When the Academy Was Free

Alan Kors is a highly-regarded professor of history who has taught at the University of Pennsylvania for decades. Kors was the recipient of the Pope Center’s Caldwell Prize for academic leadership in 2002. Among his other achievements, Professor Kors has recorded a lecture series on European intellectual history for The Teaching Company.

His recent essay “On the sadness of higher education” is a must-read for anyone who wants to know why our colleges and universities seem adrift.

Kors contrasts his days as an undergraduate at Princeton with the intellectual atmosphere he finds on our campuses today. Although he was fairly sure that his professors were all on the left politically, they were not interested in trying to lead their students in any political direction, much less dictate conclusions to them. Their ideological leanings could not be inferred from their teaching or syllabi and, he writes, “Reasoned and informed dissent from professorial devil’s advocacy or interpretation was always encouraged and rewarded….”

One anecdote is particularly telling. Kors was in a course on 20th century European history and when the professor handed back the mid-term exams, he announced that he was disappointed because all the students had merely “told me what you thought I wanted to hear.” So he told the class that he was assigning them to read a book with which he disagreed, telling them to “re-create its arguments with intellectual empathy, demonstrating that you understand the perspectives from which (the author) understands and analyzes the world.” That book – Hayek’s The Road to Serfdom – proved to be a turning point for Kors.

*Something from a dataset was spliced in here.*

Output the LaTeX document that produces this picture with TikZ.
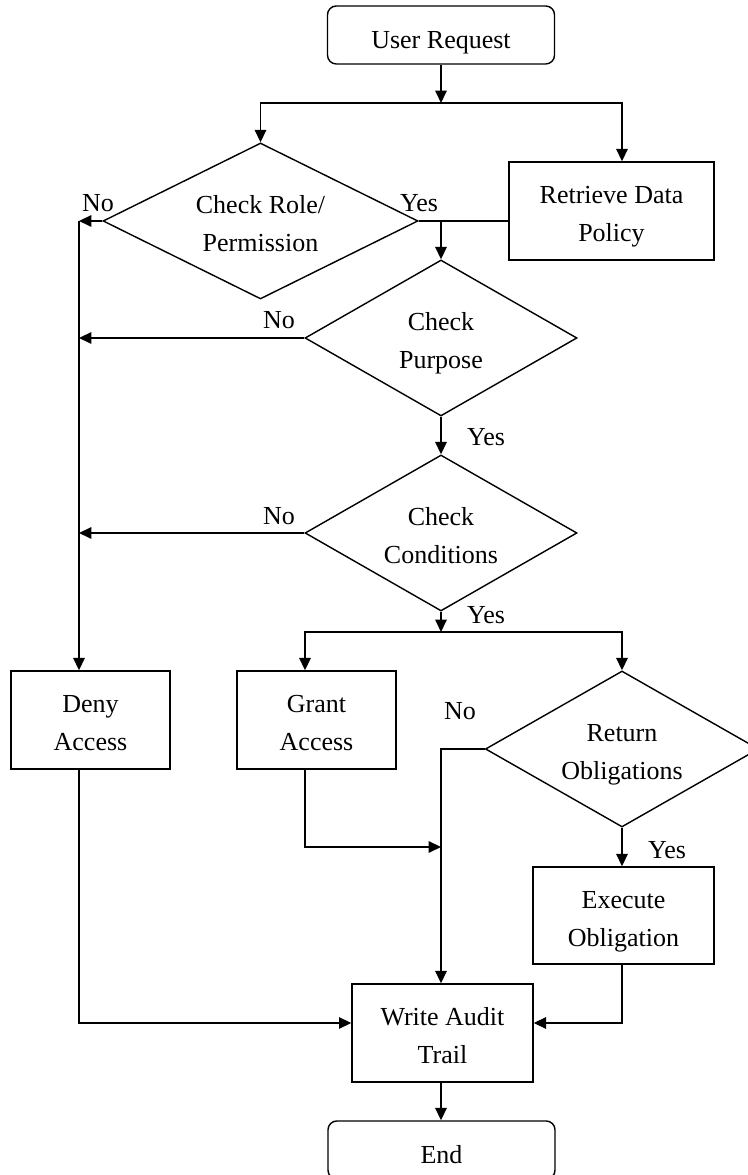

When he first went out into the academic job market in the late 1960s, no one asked Kors about his political views.

Kors readily admits that the university world of the ‘60s and ‘70s had its flaws, but it had one paramount virtue: intellectual openness. And that’s the big change that makes him sad. Today, at least in many university departments, intellectual openness has given way to a stifling conformity. For all the talk about how colleges engender “critical thinking”, we find that faculty and administrators are largely engaged in a project of thought control. We have gone, Kors writes, from the Free Speech Movement to politically correct speech codes, from mandatory chapel to Orwellian sensitivity training, from dreams of social integration to balkanized campuses organized around group characteristics. Today’s students, he says, are the victims of “a generational swindle of truly epic proportions.”

Sadder still is Kors’ discouraging prognosis. Administrators have no incentive to offer a better product than the politically constricted campus that has come to be the norm.

I strongly recommend Professor Kors’ powerful analysis of our off-track higher education system.